4. 技術的負債解消タスクの計画と優先順位付け
運用フィードバックから生まれた技術的負債解消タスクを、開発プロセスに組み込み、適切に管理します。
- バックログへの組み込み: 運用フィードバックに基づき起票されたタスクは、他の機能開発タスクと同様にバックログに組み込まれます。技術的負債解消に特化したラベルやコンポーネントを設定することで、可視化と管理を容易にします。
- スプリント計画での考慮: スプリント計画の際に、運用健全性維持や技術的負債解消に関連するタスクを一定量(例えば、スプリントベロシティのX%)含めることをチームの規約とします。
- コスト/メリット分析: 技術的負債解消タスクの優先順位付けにあたっては、運用上の影響(発生頻度、影響範囲、対応コスト)、ビジネスインパクト、解消にかかる開発コストなどを考慮し、投資対効果の高いものから着手します。運用チームからの情報がこの分析に不可欠です。
実践における考慮事項と注意点
- フィードバックの質: 運用チームからのフィードバックが大量すぎたり、必要な情報が不足していたりする場合、開発チームは対応に疲弊してしまいます。フィードバックの粒度、必要な情報、報告のテンプレートなどを事前に定義し、ノイズを減らす努力が必要です。
- 双方向のコミュニケーション: フィードバックは一方的なものであってはなりません。開発チームはフィードバックに対して感謝を示し、状況や対応方針を運用チームに共有することで、協力的な関係を築きます。
- 文化的な変革: 開発と運用間の連携強化、フィードバック文化の醸成は、組織全体の文化変革を伴います。これは時間と継続的な努力が必要です。経営層の理解とサポートを得ながら、小さな成功体験を積み重ねることが有効です。
- 責務の明確化: DevOps文化では開発と運用が協調しますが、役割分担と責務を明確にしておくことも重要です。誰がどのような情報を提供し、誰がそれを分析し、誰がタスクを起票し、誰が実行するのか、といったプロセスを定義します。
期待される効果
運用フィードバックを開発プロセスに組み込むことは、以下のような効果をもたらします。

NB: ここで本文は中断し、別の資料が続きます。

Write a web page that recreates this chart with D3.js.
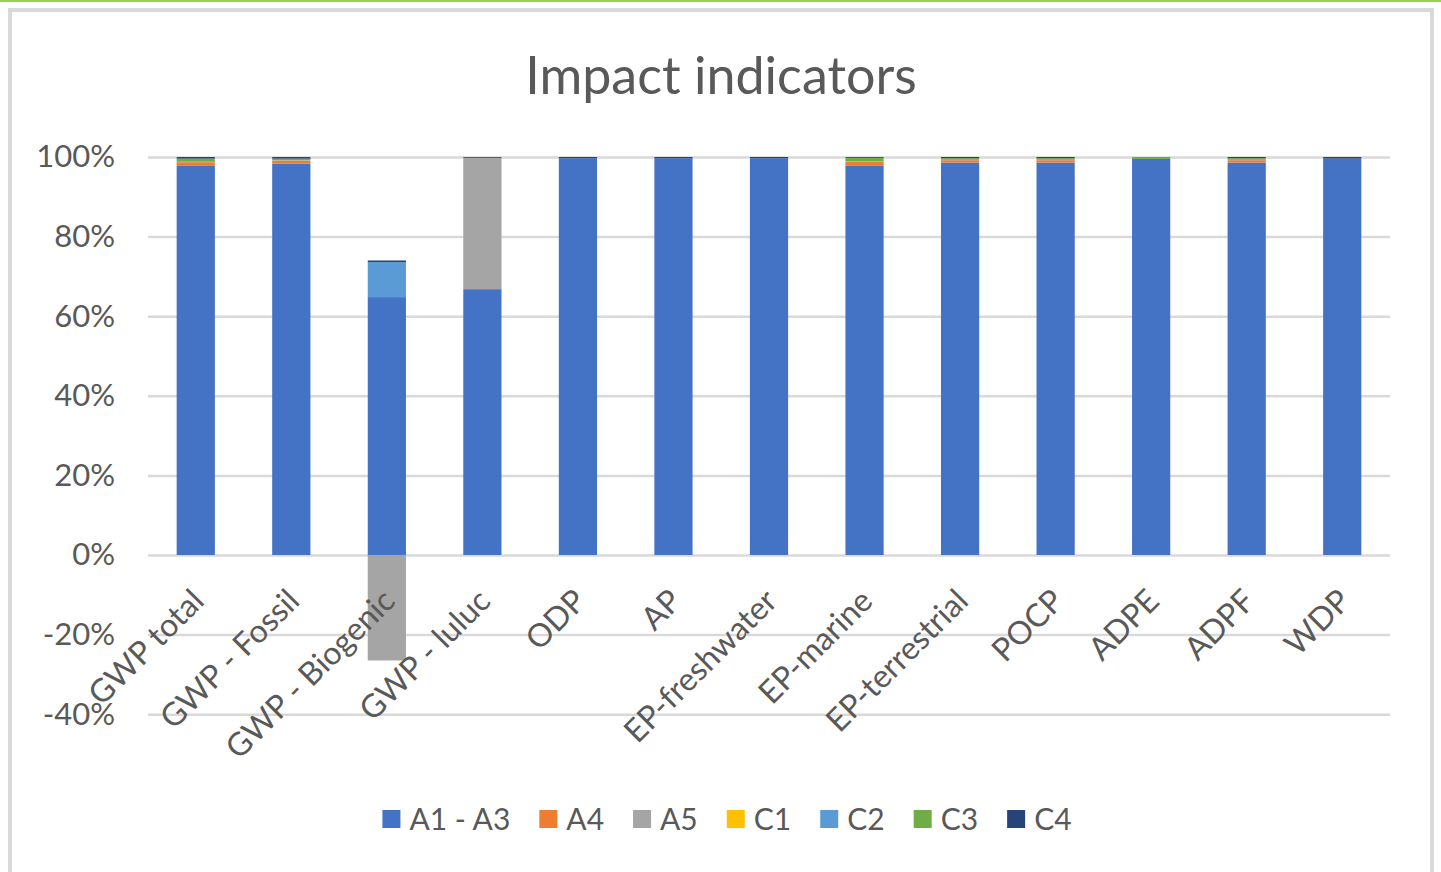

- 技術的負債の早期発見と予防: 運用上の問題が開発に迅速に伝わることで、技術的負債の存在を早期に認識し、深刻化する前に対応できます。また、運用で得られた知見を今後の設計や実装に活かすことで、新たな負債の発生を防ぐことができます。
- システムの安定性向上: 運用課題の根本原因を取り除くことで、システム全体の安定性が向上し、インシデントの発生頻度や影響を低減できます。
- 開発チームのスキル向上: 開発者が運用実態やインシデント対応を経験することで、より堅牢で運用しやすいコードを書くための知見を得られます。
- チーム間の信頼関係構築: 開発と運用が共通の目標(システムの安定稼働)に向けて協力することで、チーム間の信頼関係が深まります。
- 生産性の向上: 技術的負債に起因する手戻りやインシデント対応の時間を削減できるため、結果的に開発チーム全体の生産性が向上します。
まとめ
運用からのフィードバックは、システムが抱える技術的負債を特定し、解消するための重要な情報源です。このフィードバックを効果的に開発プロセスに組み込むためには、ツール連携によるチャネル構築、運用データの活用、開発者の運用への関与、そして技術的負債解消タスクの計画的な実行といった実践的なプラクティスが不可欠です。これらの取り組みを通じて、開発と運用が一体となった継続的な改善文化を醸成し、技術的負債を抑制しながら、より高品質で安定したシステムを提供し続けることが可能になります。これは、単に運用負荷を減らすだけでなく、ビジネスの成長を技術面から力強く支える基盤となります。